I went along to tonight’s gig for ARXX. I had tried to catch them a few times and for whatever reason not caught them. The two person garage band is a joy when it works. Drums, vocals, guitar and no complications and they seem to have got the balance right.

It turns out that the gig was for International Women’s Day. Pretty much a perfect gig to highlight some of the inequalities affecting music. Loud Women had released a compilation CD for the day – which was included as part of the entry price. Extremely good value. (And a raffle where I won a Salad LP – even better value!)

Unbelievably, this was my first ever Hope and Anchor gig. I used to regularly drink in the pub after Daylight Music. Despite its legendary reputation. I had never been to a gig. I was expecting a dark, dingy room. Instead it is a delightful little space, with decent sound and lighting (a photographer’s friend). Really quite pleasant.

Despite going for ARXX. The lineup as a whole was great with Gilan, Piney Gir and Arch Femmesis.

First up was Gilan. A singer songwriter from London. Just a voice and an acoustic guitar with a short collection of good songs. There was one standout track for me, I think it was called ‘Vampires’. There was a bit of talking during the set. Why can’t people just keep quiet and listen? But maybe I shouldn’t cast stones, as I seemed to be all fingers and thumbs last night and dropped my lens caps several times which was probably more disturbing than the talking!

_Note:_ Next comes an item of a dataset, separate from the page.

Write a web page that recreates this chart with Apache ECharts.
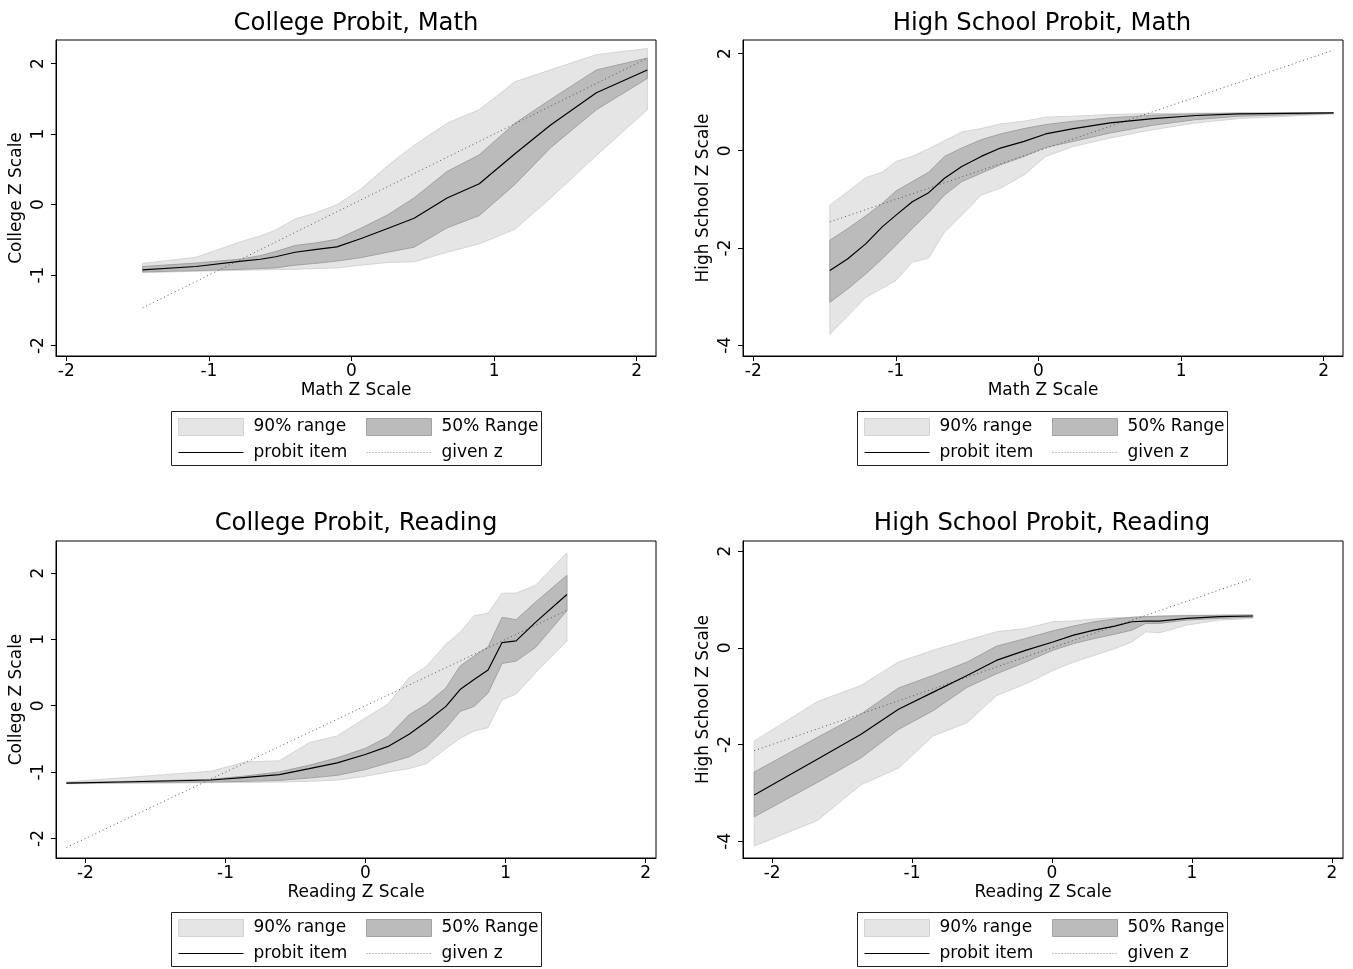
<!DOCTYPE html>
<html><head><meta charset="utf-8">
<script src="https://cdn.jsdelivr.net/npm/echarts@6/dist/echarts.min.js"></script>
<style>html,body{margin:0;padding:0;background:#fff}#c{width:1353px;height:969px}</style>
</head><body><div id="c"></div>
<script>
// ---------- Data ----------
const tickVals = [-2, -1, 0, 1, 2];
const tickValsHS = [-4, -2, 0, 2];

// Panel 1: College Probit, Math
const cm_x      = [-1.465,-1.091,-0.770,-0.639,-0.532,-0.396,-0.258,-0.103,0.063,0.253,0.439,0.670,0.896,1.146,1.396,1.717,2.074];
const cm_p95    = [-0.835,-0.748,-0.522,-0.445,-0.363,-0.205,-0.123,-0.002,0.214,0.551,0.840,1.153,1.345,1.740,1.910,2.125,2.212];
const cm_p75    = [-0.878,-0.830,-0.772,-0.724,-0.666,-0.580,-0.546,-0.493,-0.339,-0.147,0.094,0.469,0.705,1.153,1.490,1.908,2.077];
const cm_probit = [-0.926,-0.878,-0.801,-0.775,-0.740,-0.676,-0.638,-0.599,-0.484,-0.339,-0.195,0.094,0.296,0.720,1.129,1.586,1.908];
const cm_p25    = [-0.955,-0.936,-0.917,-0.907,-0.898,-0.859,-0.835,-0.801,-0.753,-0.676,-0.604,-0.330,-0.156,0.286,0.806,1.345,1.788];
const cm_p5     = [-0.965,-0.946,-0.931,-0.926,-0.922,-0.917,-0.907,-0.898,-0.859,-0.821,-0.811,-0.676,-0.556,-0.349,0.094,0.696,1.345];
const cm_given  = [-1.465,-1.091,-0.770,-0.639,-0.532,-0.396,-0.258,-0.103,0.063,0.253,0.439,0.670,0.896,1.146,1.396,1.717,2.074];

// Panel 2: High School Probit, Math
const hm_x      = [-1.463,-1.337,-1.210,-1.096,-0.999,-0.885,-0.770,-0.659,-0.538,-0.402,-0.267,-0.101,0.050,0.246,0.502,0.803,1.105,1.406,2.069];
const hm_p95    = [-1.117,-0.842,-0.552,-0.442,-0.221,-0.117,0.041,0.207,0.386,0.455,0.551,0.607,0.689,0.710,0.745,0.765,0.772,0.779,0.779];
const hm_p75    = [-1.841,-1.600,-1.338,-1.083,-0.828,-0.635,-0.442,-0.117,0.055,0.227,0.345,0.455,0.538,0.607,0.676,0.731,0.758,0.772,0.779];
const hm_probit = [-2.462,-2.221,-1.910,-1.566,-1.324,-1.048,-0.862,-0.566,-0.324,-0.117,0.055,0.193,0.345,0.455,0.572,0.662,0.724,0.759,0.779];
const hm_p25    = [-3.117,-2.841,-2.531,-2.221,-1.945,-1.600,-1.269,-0.910,-0.635,-0.462,-0.290,-0.117,0.069,0.193,0.365,0.524,0.641,0.710,0.765];
const hm_p5     = [-3.772,-3.393,-3.014,-2.827,-2.669,-2.290,-2.207,-1.669,-1.324,-0.910,-0.772,-0.497,-0.117,0.090,0.262,0.434,0.572,0.662,0.758];
const hm_given  = [-1.463,-1.337,-1.210,-1.096,-0.999,-0.885,-0.770,-0.659,-0.538,-0.402,-0.267,-0.101,0.050,0.246,0.502,0.803,1.105,1.406,2.069];

// Panel 3: College Probit, Reading
const cr_x      = [-2.135,-1.754,-1.103,-0.853,-0.615,-0.402,-0.202,-0.002,0.161,0.311,0.437,0.574,0.675,0.775,0.875,0.975,1.075,1.213,1.438];
const cr_p95    = [-1.149,-1.089,-0.987,-0.846,-0.830,-0.557,-0.456,-0.187,0.025,0.420,0.597,0.927,1.104,1.357,1.392,1.696,1.696,1.813,2.304];
const cr_p75    = [-1.159,-1.144,-1.109,-1.058,-0.997,-0.896,-0.785,-0.643,-0.466,-0.137,0.025,0.268,0.597,0.749,0.886,1.332,1.296,1.559,1.965];
const cr_probit = [-1.165,-1.149,-1.119,-1.078,-1.038,-0.947,-0.861,-0.734,-0.613,-0.430,-0.238,-0.010,0.243,0.395,0.537,0.952,0.977,1.256,1.676];
const cr_p25    = [-1.170,-1.159,-1.149,-1.139,-1.124,-1.089,-1.048,-0.962,-0.861,-0.770,-0.618,-0.339,-0.086,-0.010,0.192,0.638,0.673,0.876,1.433];
const cr_p5     = [-1.175,-1.170,-1.159,-1.154,-1.149,-1.139,-1.119,-1.063,-0.997,-0.947,-0.871,-0.643,-0.491,-0.380,-0.329,0.091,0.177,0.496,0.977];
const cr_given  = [-2.135,-1.754,-1.103,-0.853,-0.615,-0.402,-0.202,-0.002,0.161,0.311,0.437,0.574,0.675,0.775,0.875,0.975,1.075,1.213,1.438];

// Panel 4: High School Probit, Reading
const hr_x      = [-2.128,-1.674,-1.367,-1.097,-0.852,-0.607,-0.398,-0.190,0.006,0.154,0.301,0.448,0.571,0.669,0.767,0.963,1.196,1.434];
const hr_p95    = [-1.931,-1.110,-0.783,-0.296,-0.052,0.157,0.330,0.400,0.539,0.553,0.595,0.623,0.630,0.644,0.658,0.671,0.678,0.685];
const hr_p75    = [-2.571,-1.850,-1.374,-0.832,-0.574,-0.296,0.031,0.191,0.351,0.449,0.539,0.595,0.630,0.644,0.651,0.665,0.671,0.678];
const hr_probit = [-3.045,-2.300,-1.792,-1.270,-0.922,-0.574,-0.261,-0.052,0.120,0.261,0.365,0.449,0.539,0.553,0.553,0.609,0.644,0.658];
const hr_p25    = [-3.497,-2.780,-2.279,-1.688,-1.305,-0.818,-0.539,-0.296,-0.052,0.087,0.191,0.282,0.365,0.504,0.504,0.574,0.609,0.630];
const hr_p5     = [-4.102,-3.567,-2.836,-2.488,-1.827,-1.548,-0.992,-0.748,-0.470,-0.296,-0.157,-0.017,0.122,0.330,0.310,0.470,0.574,0.609];
const hr_given  = [-2.128,-1.674,-1.367,-1.097,-0.852,-0.607,-0.398,-0.190,0.006,0.154,0.301,0.448,0.571,0.669,0.767,0.963,1.196,1.434];

const titles = ['College Probit, Math', 'High School Probit, Math', 'College Probit, Reading', 'High School Probit, Reading'];
const xNames = ['Math Z Scale', 'Math Z Scale', 'Reading Z Scale', 'Reading Z Scale'];
const yNames = ['College Z Scale', 'High School Z Scale', 'College Z Scale', 'High School Z Scale'];
const legendNames = ['90% range', '50% Range', 'probit item', 'given z'];

// ---------- Styles / layout ----------
const FONT = 'DejaVu Sans';
const LIGHT = '#e5e5e5', LIGHT_EDGE = '#d4d4d4';
const DARK = '#bbbbbb', DARK_EDGE = '#a2a2a2';

const panels = [
  {x: cm_x, p5: cm_p5, p25: cm_p25, pr: cm_probit, p75: cm_p75, p95: cm_p95, gz: cm_given,
   grid: {left: 56, top: 40, width: 600, height: 316}, xr: [-2.072, 2.135], yr: [-2.147, 2.333], yt: tickVals, cx: 351, ty: 7, lx: 171, ly: 411},
  {x: hm_x, p5: hm_p5, p25: hm_p25, pr: hm_probit, p75: hm_p75, p95: hm_p95, gz: hm_given,
   grid: {left: 743, top: 40, width: 600, height: 316}, xr: [-2.072, 2.135], yr: [-4.221, 2.277], yt: tickValsHS, cx: 1037, ty: 7, lx: 857, ly: 411},
  {x: cr_x, p5: cr_p5, p25: cr_p25, pr: cr_probit, p75: cr_p75, p95: cr_p95, gz: cr_given,
   grid: {left: 56, top: 541, width: 600, height: 317}, xr: [-2.21, 2.074], yr: [-2.294, 2.482], yt: tickVals, cx: 351, ty: 507, lx: 171, ly: 912},
  {x: hr_x, p5: hr_p5, p25: hr_p25, pr: hr_probit, p75: hr_p75, p95: hr_p95, gz: hr_given,
   grid: {left: 743, top: 541, width: 600, height: 317}, xr: [-2.208, 2.079], yr: [-4.348, 2.209], yt: tickValsHS, cx: 1037, ty: 507, lx: 857, ly: 912}
];

function band(i, xs, lo, hi, fill, edge, name) {
  return {
    type: 'custom', name: name, xAxisIndex: i, yAxisIndex: i, silent: true, clip: true,
    itemStyle: {color: fill, borderColor: edge, borderWidth: 1},
    data: [[xs[0], lo[0]]],
    renderItem: function (params, api) {
      const pts = [];
      for (let k = 0; k < xs.length; k++) pts.push(api.coord([xs[k], hi[k]]));
      for (let k = xs.length - 1; k >= 0; k--) pts.push(api.coord([xs[k], lo[k]]));
      return {type: 'polygon', shape: {points: pts}, style: {fill: fill, stroke: edge, lineWidth: 1}};
    }
  };
}
function pairs(xs, ys) { return xs.map((v, k) => [v, ys[k]]); }

const grids = [], xAxes = [], yAxes = [], series = [], titleArr = [], legends = [], graphics = [];
const axisText = {fontFamily: FONT, fontSize: 17, color: '#000'};

panels.forEach((p, i) => {
  grids.push(Object.assign({show: true, borderColor: '#000', borderWidth: 1, backgroundColor: '#fff'}, p.grid));
  xAxes.push({
    type: 'value', gridIndex: i, min: p.xr[0], max: p.xr[1],
    axisLine: {show: true, onZero: false, lineStyle: {color: '#000', width: 1}},
    axisTick: {show: true, customValues: tickVals, length: 5, lineStyle: {color: '#000'}},
    axisLabel: Object.assign({customValues: tickVals, margin: 7}, axisText),
    splitLine: {show: false},
    name: xNames[i], nameLocation: 'middle', nameGap: 26.5, nameTextStyle: axisText
  });
  yAxes.push({
    type: 'value', gridIndex: i, min: p.yr[0], max: p.yr[1],
    axisLine: {show: true, onZero: false, lineStyle: {color: '#000', width: 1}},
    axisTick: {show: true, customValues: p.yt, length: 5, lineStyle: {color: '#000'}},
    axisLabel: Object.assign({customValues: p.yt, margin: 9, rotate: 90}, axisText),
    splitLine: {show: false},
    name: yNames[i], nameLocation: 'middle', nameGap: 31, nameRotate: 90, nameTextStyle: axisText
  });
  series.push(band(i, p.x, p.p5, p.p95, LIGHT, LIGHT_EDGE, legendNames[0]));
  series.push(band(i, p.x, p.p25, p.p75, DARK, DARK_EDGE, legendNames[1]));
  series.push({type: 'line', name: legendNames[3], xAxisIndex: i, yAxisIndex: i, data: pairs(p.x, p.gz),
    symbol: 'none', silent: true, itemStyle: {color: '#555'}, lineStyle: {color: '#555', width: 1, type: [1, 3]}, z: 3});
  series.push({type: 'line', name: legendNames[2], xAxisIndex: i, yAxisIndex: i, data: pairs(p.x, p.pr),
    symbol: 'none', silent: true, itemStyle: {color: '#000'}, lineStyle: {color: '#000', width: 1.2}, z: 4});
  titleArr.push({text: titles[i], left: p.cx, top: p.ty, textAlign: 'center',
    textStyle: {fontFamily: FONT, fontSize: 24.3, fontWeight: 'normal', color: '#000'}});
  const common = {orient: 'vertical', itemWidth: 65, itemHeight: 17, itemGap: 8, selectedMode: false, padding: 0,
    textStyle: {fontFamily: FONT, fontSize: 17, color: '#000', padding: [0, 0, 0, 5]}};
  legends.push(Object.assign({left: p.lx + 7, top: p.ly + 7, data: [
    {name: legendNames[0], icon: 'rect', itemStyle: {color: LIGHT, borderColor: LIGHT_EDGE, borderWidth: 1}},
    {name: legendNames[2], itemStyle: {opacity: 0}, lineStyle: {color: '#000', width: 1}}
  ]}, common));
  legends.push(Object.assign({left: p.lx + 195, top: p.ly + 7, data: [
    {name: legendNames[1], icon: 'rect', itemStyle: {color: DARK, borderColor: DARK_EDGE, borderWidth: 1}},
    {name: legendNames[3], itemStyle: {opacity: 0}, lineStyle: {color: '#888', width: 1, type: [1, 2]}}
  ]}, common));
  graphics.push({type: 'rect', shape: {x: p.lx + 0.5, y: p.ly + 0.5, width: 370, height: 54},
    style: {fill: 'none', stroke: '#222', lineWidth: 1}, silent: true, z: -1});
});

const chart = echarts.init(document.getElementById('c'), null, {renderer: 'canvas'});
chart.setOption({
  backgroundColor: '#fff',
  animation: false,
  title: titleArr,
  grid: grids, xAxis: xAxes, yAxis: yAxes,
  legend: legends,
  graphic: graphics,
  series: series
});
</script></body></html>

I caught Arch Femmesis supporting Benefits a few weeks ago. They are a band I shouldn’t like. Just a guy twiddling knobs on boxes pumping out electronic music and a vocalist. Usually, that’s not enough for me. However, the music is rooted in post punk with thumping post punk base lines providing the anchor for Zera’s talky vocals. Zera’s lyrics are one part angry, one part humour. When she does sing, she has a great punk voice. But punk is as an attitude and this band are definitely punk.

As a regular photographer at Daylight Music. I have photographed Piney Gir many times. I have also grown to appreciate her music. The first time I saw her, I found her music ‘a bit twee’. But that is actually her strength. Her music has a kind of 50s doo-wop style that acts as a vehicle for her and her friends to have fun on stage and because they do, that carries across to the audience. If every artist wrote serious songs and performed in near darkness, I think we would probably stop enjoying music. Piney’s performance was just the right filling between Arch Femmesis and ARXX.

Closing the evening was ARXX, a fun garage rock band. In fairness. The key to any garage rock band is keeping things simple and direct with a guitarist who can play and sing at the same time, and a drummer to anchor the performance. Singer and guitarist, Hanni has a great rock voice and the set was its strongest when they were simply flat out rocking leading to Clara to complain about how hot it was making her and apologising for her squeaky water bottle. It was all very good humoured. Both engaging with the audience and happy to be self-deprecating. The music just worked with no risk of any song overstaying its welcome. Hopefully, I will catch them again.